While tourism in Albania is expanding, the agricultural sector, which should support this expansion, is in depression, with 13 quarters of decline. The country imports most of its essential goods and products. If the country continues to increase imports and experience a decline in domestic production of goods and products consumed on the territory, further expansion of tourism will undoubtedly be accompanied by inflation and further price increases.

The government's over-optimism for tourism as the basic sector on which economic growth will be based has led to the easy and short-sighted allocation of most of the limited financial and human resources there, weakening the strength and capacity of other sectors that constitute a real opportunity for sustainable development.
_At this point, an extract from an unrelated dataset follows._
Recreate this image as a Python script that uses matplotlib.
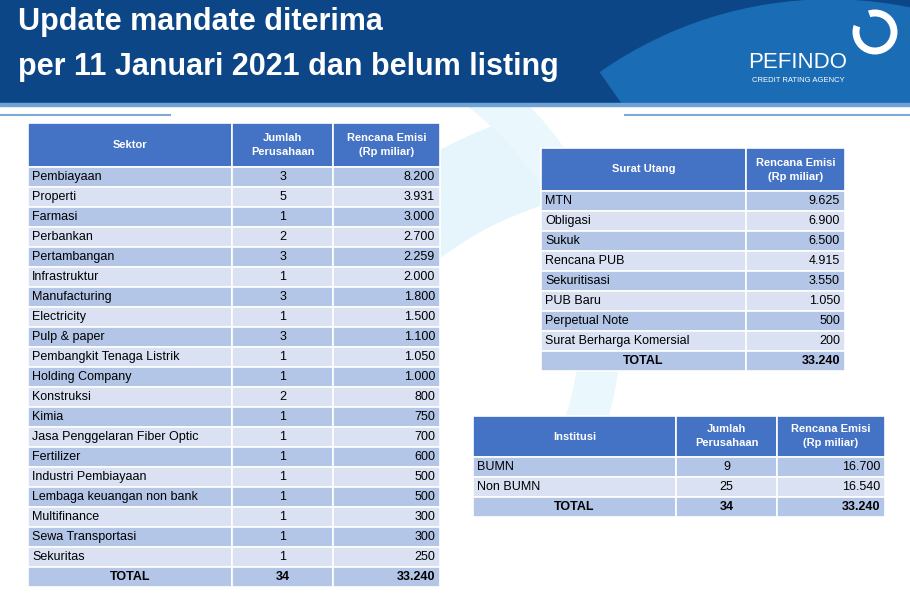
import matplotlib.pyplot as plt
from matplotlib.patches import Rectangle, Circle, Wedge

plt.rcParams["font.family"] = "Liberation Sans"

title_lines = ["Update mandate diterima", "per 11 Januari 2021 dan belum listing"]

sektor = ["Pembiayaan", "Properti", "Farmasi", "Perbankan", "Pertambangan", "Infrastruktur",
          "Manufacturing", "Electricity", "Pulp & paper", "Pembangkit Tenaga Listrik",
          "Holding Company", "Konstruksi", "Kimia", "Jasa Penggelaran Fiber Optic",
          "Fertilizer", "Industri Pembiayaan", "Lembaga keuangan non bank", "Multifinance",
          "Sewa Transportasi", "Sekuritas"]
sektor_jumlah = [3, 5, 1, 2, 3, 1, 3, 1, 3, 1, 1, 2, 1, 1, 1, 1, 1, 1, 1, 1]
sektor_emisi = ["8.200", "3.931", "3.000", "2.700", "2.259", "2.000", "1.800", "1.500", "1.100",
                "1.050", "1.000", "800", "750", "700", "600", "500", "500", "300", "300", "250"]

surat = ["MTN", "Obligasi", "Sukuk", "Rencana PUB", "Sekuritisasi", "PUB Baru",
         "Perpetual Note", "Surat Berharga Komersial"]
surat_emisi = ["9.625", "6.900", "6.500", "4.915", "3.550", "1.050", "500", "200"]

institusi = ["BUMN", "Non BUMN"]
inst_jumlah = [9, 25]
inst_emisi = ["16.700", "16.540"]

HEAD = "#4472c4"
DARK = "#b4c6e7"
LIGHT = "#d9e1f2"

fig = plt.figure(figsize=(9.1, 6.05), dpi=100)
ax = fig.add_axes([0, 0, 1, 1])
ax.set_xlim(0, 910)
ax.set_ylim(605, 0)
ax.axis("off")

# background decoration (light swirl)
ax.add_patch(Wedge((640, 520), 420, 175, 255, width=90, color="#e6f5fb", zorder=0))
ax.add_patch(Wedge((300, 330), 320, 290, 20, width=40, color="#eaf7fc", zorder=0))

# header band
band = Rectangle((0, 0), 910, 103, color="#0d4686", zorder=1)
ax.add_patch(band)
arc = Wedge((830, 400), 400, 235, 305, color="#1a6cb5", zorder=1.5)
ax.add_patch(arc)
arc.set_clip_path(band)
ax.add_patch(Rectangle((0, 103), 910, 3, color="#6fa3d8", zorder=2))
ax.plot([0, 170], [115, 115], color="#7fa8d6", lw=1.5, zorder=2)
ax.plot([625, 910], [115, 115], color="#7fa8d6", lw=1.5, zorder=2)
for i, t in enumerate(title_lines):
    ax.text(18, 22 + i * 45, t, color="white", fontsize=22, fontweight="bold",
            va="center", ha="left", zorder=3)
ax.add_patch(Circle((875, 32), 19, fill=False, ec="white", lw=5, zorder=3))
ax.add_patch(Wedge((875, 32), 24, 200, 250, color="#1a6cb5", zorder=3.1))
ax.text(798, 62, "PEFINDO", color="white", fontsize=16, va="center", ha="center", zorder=3)
ax.text(798, 81, "CREDIT RATING AGENCY", color="white", fontsize=5.5, va="center", ha="center", zorder=3)


def draw_table(x0, cols, y0, head_h, row_h, header, rows, total):
    xs = [x0]
    for w in cols:
        xs.append(xs[-1] + w)
    for j in range(len(cols)):
        ax.add_patch(Rectangle((xs[j], y0), cols[j], head_h, fc=HEAD, ec="white", lw=1.2, zorder=4))
        ax.text((xs[j] + xs[j + 1]) / 2, y0 + head_h / 2, header[j], color="white",
                fontsize=8, fontweight="bold", ha="center", va="center",
                linespacing=1.5, zorder=5)
    y = y0 + head_h
    allrows = rows + [total]
    for i, r in enumerate(allrows):
        fc = DARK if i % 2 == 0 else LIGHT
        last = i == len(allrows) - 1
        for j in range(len(cols)):
            ax.add_patch(Rectangle((xs[j], y), cols[j], row_h, fc=fc, ec="white", lw=1.2, zorder=4))
            cy = y + row_h / 2
            if j == 0 and not last:
                ax.text(xs[j] + 4, cy, r[j], fontsize=9, ha="left", va="center", zorder=5)
            elif j == len(cols) - 1:
                ax.text(xs[j + 1] - 5, cy, r[j], fontsize=9, ha="right", va="center",
                        fontweight="bold" if last else "normal", zorder=5)
            else:
                ax.text((xs[j] + xs[j + 1]) / 2, cy, r[j], fontsize=9, ha="center",
                        va="center", fontweight="bold" if last else "normal", zorder=5)
        y += row_h


draw_table(28, [204, 101, 107], 123, 44, 20,
           ["Sektor", "Jumlah\nPerusahaan", "Rencana Emisi\n(Rp miliar)"],
           [[s, str(j), e] for s, j, e in zip(sektor, sektor_jumlah, sektor_emisi)],
           ["TOTAL", str(sum(sektor_jumlah)), "33.240"])

draw_table(541, [205, 99], 148, 43, 20,
           ["Surat Utang", "Rencana Emisi\n(Rp miliar)"],
           [[s, e] for s, e in zip(surat, surat_emisi)],
           ["TOTAL", "33.240"])

draw_table(473, [203, 101, 108], 416, 41, 20,
           ["Institusi", "Jumlah\nPerusahaan", "Rencana Emisi\n(Rp miliar)"],
           [[s, str(j), e] for s, j, e in zip(institusi, inst_jumlah, inst_emisi)],
           ["TOTAL", str(sum(inst_jumlah)), "33.240"])

fig.savefig("out.png", dpi=100)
The construction of hotels or villa complexes makes the surrounding areas less suitable for other purposes, such as agriculture and farming, industry or recreational areas for locals.

Supporting tourism development and building five-star hotels is the sure path to a "Hawaii"-type economy, a service economy with low productivity (cleaners, waiters), which will have to purchase artificial intelligence, technology, but also basic consumer goods from more advanced economies.

As a result of low productivity, which leads to a relatively low standard of living compared to the surrounding world, "desertification" (the flight of people, first from the cities, then from the entire country) is the inevitable result.

For example, Ostend, by choosing tourism, lost the opportunity to be a strategic trading point between France, England and Belgium.

But what has Albania lost? No one is able to answer this question.

But, as always, by refusing to understand how the economy works, we have found, in the blink of an eye, the "enemies" of the government's laudable efforts to create the "Maldives of Europe."

They are the people of Vlorë and their greed!